Forty-two people were hurt, most of them in the north cabin where Ethan cowered.

Four Scouts died: Aaron Eilerts, 14, of Eagle Grove, Iowa, and Josh Fennen, 13, Sam Thomsen, 13, and Ben Petrzilka, 14, all of Omaha, Neb.

Lying under a table in that building, Zach Jessen, a 14-year-old leader of one of the eight-member patrols, said he "prayed and prayed" that everyone would survive.

Minutes later, he stood amid the rubble and took count of his patrol. Everyone was accounted for -- except for one -- a shy 13-year-old from Omaha.

Scouts and scout leaders were performing CPR, but to no avail.

Severe weather was coming

Wednesday started like any other at the camp for budding Boy Scout leaders.

Several of the 13- to 18-year-olds -- many of them Eagle Scouts or on their way to becoming Eagle Scouts -- had spent their morning putting on presentations for the group.

Zach's presentation: How to spot, and resolve, impending problems.

The presentation was timely. The camp had been hit by rain. The Scouts, who slept in tents, were getting weary.

Some kids were soggy. Some were homesick.

Thomas White, who has been going to the camp for five years, said the weeklong gathering is known for torrential downpours.

"We just had to get the kids over the hump," said White, an 18-year-old camp staffer from Blair, Neb.

With word that severe weather was coming Wednesday night, White and other camp staffers decided to give the kids a break. Instead of making each group cook their own dinner, the staff cooked it -- "mounds and mounds" of spaghetti.

White had seen weather reports on his laptop that morning. The park caretaker also had called and given word.

"Everyone thought we would get a lot of rain," White said. "But, I mean, no one really knew what else was coming."

Caught in the thick of it

About 6 p.m., Zach could spot the impending problem in the southwestern sky.

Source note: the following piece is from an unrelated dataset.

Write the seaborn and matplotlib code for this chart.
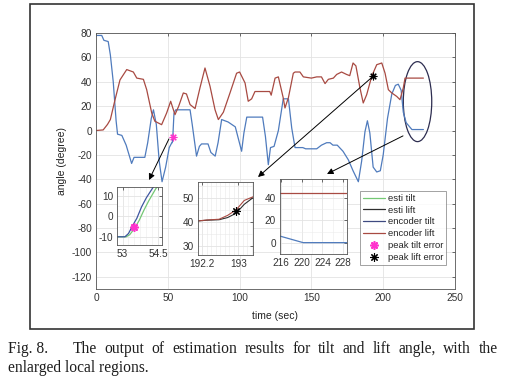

He and several other scouts gathered on the porch of the administration building, watching the lightning show.

Zach was watching something else. A huge, dark, low-hanging cloud -- slowly starting to swirl.

Soon, the camp doctor's weather radio was blaring sounds of a tornado warning. The caretaker called with word that tornadoes had been spotted over the town of Little Sioux, about 15 miles to the south.

Suddenly, Rob Logsdon said, storm clouds shifted between two bluffs, near the entrance to the Scout camp.

"We could see a funnel cloud drop down, and it was heading right for us," the high school sophomore said.

Camp staffers sounded the alarm. Zach ushered several Red Team scouts to the north cabin -- about a quarter-mile from the camp's administrative building.

Scouts on the Green Team rushed to the south cabin, also a quarter mile away.

White took a homesick child to the south shelter, then ran out to see if anyone was lagging behind.

White and an adult rushed to help an overweight child who was struggling to get to the south shelter.

Rain picked up. Air pressure dropped. White's ears began to pop, he said, and it felt as though the air was being sucked out of his lungs.

"Get down," the adult yelled. With no ditch nearby, the three dropped into a shallow, foot-deep depression just to the side of a dirt road.

The tornado roared.

Branches crashed everywhere. A foot-thick branch fell from a huge oak and landed just beyond their feet.

White, a devout young man who also served as camp chaplain, started to pray. "I was like, 'God, come on! This cannot be the way I gotta go.'"

Within seconds, air pressure returned. The tornado had churned past.

Dazed, White got up and stared at the devastation. Scores of 40-foot trees were uprooted. Others were stripped of leaves. Logs lay everywhere.

But he and the two others were fine. "I thought if we didn't make it to shelter and we survived, it can't be that bad," White said.

'Just hold on. Just hold on'

In the north shelter, kids were scurrying for safety.

At the scoutmaster's command, Zach dove under a table. He saw a fellow Scout close to his table. He pulled him down -- only to find it was one of his best friends, Alex Norton from West Point, Neb.

Zach threw his arm around another scout under the table -- and braced himself.

The wind roared -- some said like a jet plane, others like a freight train. Zach said it felt as though he was lying on the tracks as a freight train rumbled over.

The cabin doors blasted open. "Just hold on. Just hold on," he told his buddies and himself. "It's almost over."

Doing as they were trained

When it was over, Ethan Hession struggled to his feet. He joined an effort to free Boy Scouts trapped under the pile of rubble in the center of the destroyed north cabin. He moved cinderblocks and bricks to free one boy.

A second boy had a gaping wound on his head. Ethan ripped off his T-shirt and handed it to another scout trying to staunch the blood.

Scouts barked commands.

Get the gauze!

I need a first-aid kit!

The trapped boys screamed for help, but Ethan and the others couldn't reach all of them.

He saw one boy lying motionless in the debris. Rescue crews ran in -- maybe 10 minutes after the tornado hit, Ethan said.

Zach emerged from under his table to survey the damage -- and to count his eight-Scout patrol. Seven answered.

"My heart sank," said Zach, of Hooper, Neb. "I didn't want to lose anyone. None of us did."